Given request >> Word for word, transcribe the lines below and drop the pictures.

** Begin **

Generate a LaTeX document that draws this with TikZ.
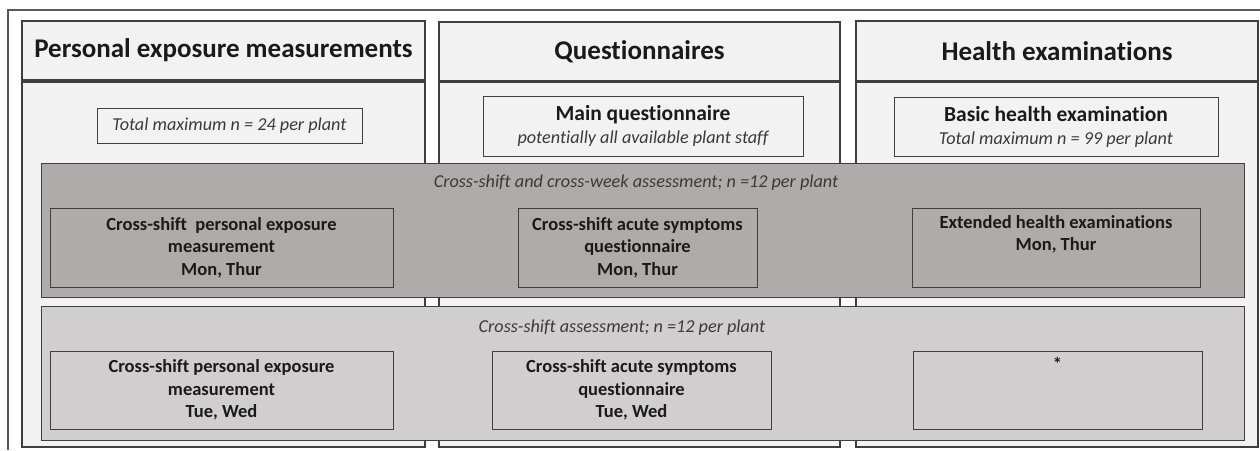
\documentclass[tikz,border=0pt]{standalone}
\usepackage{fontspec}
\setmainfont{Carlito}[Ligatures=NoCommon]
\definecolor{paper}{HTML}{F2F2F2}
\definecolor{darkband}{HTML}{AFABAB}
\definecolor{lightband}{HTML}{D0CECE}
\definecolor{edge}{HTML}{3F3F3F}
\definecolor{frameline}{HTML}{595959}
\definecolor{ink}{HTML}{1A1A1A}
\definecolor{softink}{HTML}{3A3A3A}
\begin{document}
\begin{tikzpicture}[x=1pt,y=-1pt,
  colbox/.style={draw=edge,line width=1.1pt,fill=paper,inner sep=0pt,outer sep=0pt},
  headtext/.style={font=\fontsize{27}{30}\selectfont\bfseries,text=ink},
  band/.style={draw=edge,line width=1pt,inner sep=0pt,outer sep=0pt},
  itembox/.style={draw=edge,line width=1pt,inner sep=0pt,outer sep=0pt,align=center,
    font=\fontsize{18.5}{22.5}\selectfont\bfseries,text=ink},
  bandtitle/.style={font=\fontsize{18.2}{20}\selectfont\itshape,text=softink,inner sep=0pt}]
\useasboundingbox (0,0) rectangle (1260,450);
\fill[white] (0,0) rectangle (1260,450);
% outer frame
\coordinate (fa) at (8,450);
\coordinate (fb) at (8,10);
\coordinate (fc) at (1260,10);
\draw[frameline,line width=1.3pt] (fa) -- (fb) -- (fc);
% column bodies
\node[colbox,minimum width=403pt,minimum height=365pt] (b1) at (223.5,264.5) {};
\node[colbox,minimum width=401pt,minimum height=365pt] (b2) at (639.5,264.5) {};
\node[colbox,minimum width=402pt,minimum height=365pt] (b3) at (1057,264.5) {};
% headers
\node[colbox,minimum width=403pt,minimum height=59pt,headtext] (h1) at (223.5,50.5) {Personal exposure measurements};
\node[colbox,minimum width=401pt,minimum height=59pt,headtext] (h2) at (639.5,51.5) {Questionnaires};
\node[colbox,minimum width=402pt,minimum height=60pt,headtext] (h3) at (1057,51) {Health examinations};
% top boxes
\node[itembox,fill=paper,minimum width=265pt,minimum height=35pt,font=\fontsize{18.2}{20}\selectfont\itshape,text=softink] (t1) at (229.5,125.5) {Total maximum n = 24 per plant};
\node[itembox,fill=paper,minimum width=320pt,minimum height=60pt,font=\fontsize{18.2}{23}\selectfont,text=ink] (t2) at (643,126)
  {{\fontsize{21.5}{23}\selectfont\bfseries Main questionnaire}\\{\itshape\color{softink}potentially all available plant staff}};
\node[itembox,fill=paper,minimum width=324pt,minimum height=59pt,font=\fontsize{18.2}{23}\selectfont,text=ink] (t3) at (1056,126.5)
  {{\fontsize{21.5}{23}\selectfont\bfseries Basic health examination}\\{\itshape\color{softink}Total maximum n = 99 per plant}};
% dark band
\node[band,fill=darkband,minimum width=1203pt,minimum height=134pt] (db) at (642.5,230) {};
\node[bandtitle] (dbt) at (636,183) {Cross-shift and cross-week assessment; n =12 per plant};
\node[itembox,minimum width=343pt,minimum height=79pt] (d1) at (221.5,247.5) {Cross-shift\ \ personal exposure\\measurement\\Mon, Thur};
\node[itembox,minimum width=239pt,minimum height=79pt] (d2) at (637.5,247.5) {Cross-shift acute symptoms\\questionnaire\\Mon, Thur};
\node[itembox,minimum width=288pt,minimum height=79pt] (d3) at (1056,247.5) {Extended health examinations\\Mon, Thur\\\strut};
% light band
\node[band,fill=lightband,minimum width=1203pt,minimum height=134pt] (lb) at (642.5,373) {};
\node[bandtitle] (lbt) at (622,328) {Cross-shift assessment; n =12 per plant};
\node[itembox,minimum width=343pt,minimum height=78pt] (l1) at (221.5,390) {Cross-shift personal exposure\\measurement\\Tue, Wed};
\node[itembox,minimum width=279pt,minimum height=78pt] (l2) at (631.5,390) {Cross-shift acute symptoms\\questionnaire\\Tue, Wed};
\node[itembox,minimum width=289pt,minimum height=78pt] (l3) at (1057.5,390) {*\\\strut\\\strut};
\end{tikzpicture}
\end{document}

** End **

Response to the exercise >>
Generate a LaTeX document that draws this with TikZ.
\documentclass[tikz,border=0pt]{standalone}
\usepackage{fontspec}
\setmainfont{Carlito}[Ligatures=NoCommon]
\definecolor{paper}{HTML}{F2F2F2}
\definecolor{darkband}{HTML}{AFABAB}
\definecolor{lightband}{HTML}{D0CECE}
\definecolor{edge}{HTML}{3F3F3F}
\definecolor{frameline}{HTML}{595959}
\definecolor{ink}{HTML}{1A1A1A}
\definecolor{softink}{HTML}{3A3A3A}
\begin{document}
\begin{tikzpicture}[x=1pt,y=-1pt,
  colbox/.style={draw=edge,line width=1.1pt,fill=paper,inner sep=0pt,outer sep=0pt},
  headtext/.style={font=\fontsize{27}{30}\selectfont\bfseries,text=ink},
  band/.style={draw=edge,line width=1pt,inner sep=0pt,outer sep=0pt},
  itembox/.style={draw=edge,line width=1pt,inner sep=0pt,outer sep=0pt,align=center,
    font=\fontsize{18.5}{22.5}\selectfont\bfseries,text=ink},
  bandtitle/.style={font=\fontsize{18.2}{20}\selectfont\itshape,text=softink,inner sep=0pt}]
\useasboundingbox (0,0) rectangle (1260,450);
\fill[white] (0,0) rectangle (1260,450);
% outer frame
\coordinate (fa) at (8,450);
\coordinate (fb) at (8,10);
\coordinate (fc) at (1260,10);
\draw[frameline,line width=1.3pt] (fa) -- (fb) -- (fc);
% column bodies
\node[colbox,minimum width=403pt,minimum height=365pt] (b1) at (223.5,264.5) {};
\node[colbox,minimum width=401pt,minimum height=365pt] (b2) at (639.5,264.5) {};
\node[colbox,minimum width=402pt,minimum height=365pt] (b3) at (1057,264.5) {};
% headers
\node[colbox,minimum width=403pt,minimum height=59pt,headtext] (h1) at (223.5,50.5) {Personal exposure measurements};
\node[colbox,minimum width=401pt,minimum height=59pt,headtext] (h2) at (639.5,51.5) {Questionnaires};
\node[colbox,minimum width=402pt,minimum height=60pt,headtext] (h3) at (1057,51) {Health examinations};
% top boxes
\node[itembox,fill=paper,minimum width=265pt,minimum height=35pt,font=\fontsize{18.2}{20}\selectfont\itshape,text=softink] (t1) at (229.5,125.5) {Total maximum n = 24 per plant};
\node[itembox,fill=paper,minimum width=320pt,minimum height=60pt,font=\fontsize{18.2}{23}\selectfont,text=ink] (t2) at (643,126)
  {{\fontsize{21.5}{23}\selectfont\bfseries Main questionnaire}\\{\itshape\color{softink}potentially all available plant staff}};
\node[itembox,fill=paper,minimum width=324pt,minimum height=59pt,font=\fontsize{18.2}{23}\selectfont,text=ink] (t3) at (1056,126.5)
  {{\fontsize{21.5}{23}\selectfont\bfseries Basic health examination}\\{\itshape\color{softink}Total maximum n = 99 per plant}};
% dark band
\node[band,fill=darkband,minimum width=1203pt,minimum height=134pt] (db) at (642.5,230) {};
\node[bandtitle] (dbt) at (636,183) {Cross-shift and cross-week assessment; n =12 per plant};
\node[itembox,minimum width=343pt,minimum height=79pt] (d1) at (221.5,247.5) {Cross-shift\ \ personal exposure\\measurement\\Mon, Thur};
\node[itembox,minimum width=239pt,minimum height=79pt] (d2) at (637.5,247.5) {Cross-shift acute symptoms\\questionnaire\\Mon, Thur};
\node[itembox,minimum width=288pt,minimum height=79pt] (d3) at (1056,247.5) {Extended health examinations\\Mon, Thur\\\strut};
% light band
\node[band,fill=lightband,minimum width=1203pt,minimum height=134pt] (lb) at (642.5,373) {};
\node[bandtitle] (lbt) at (622,328) {Cross-shift assessment; n =12 per plant};
\node[itembox,minimum width=343pt,minimum height=78pt] (l1) at (221.5,390) {Cross-shift personal exposure\\measurement\\Tue, Wed};
\node[itembox,minimum width=279pt,minimum height=78pt] (l2) at (631.5,390) {Cross-shift acute symptoms\\questionnaire\\Tue, Wed};
\node[itembox,minimum width=289pt,minimum height=78pt] (l3) at (1057.5,390) {*\\\strut\\\strut};
\end{tikzpicture}
\end{document}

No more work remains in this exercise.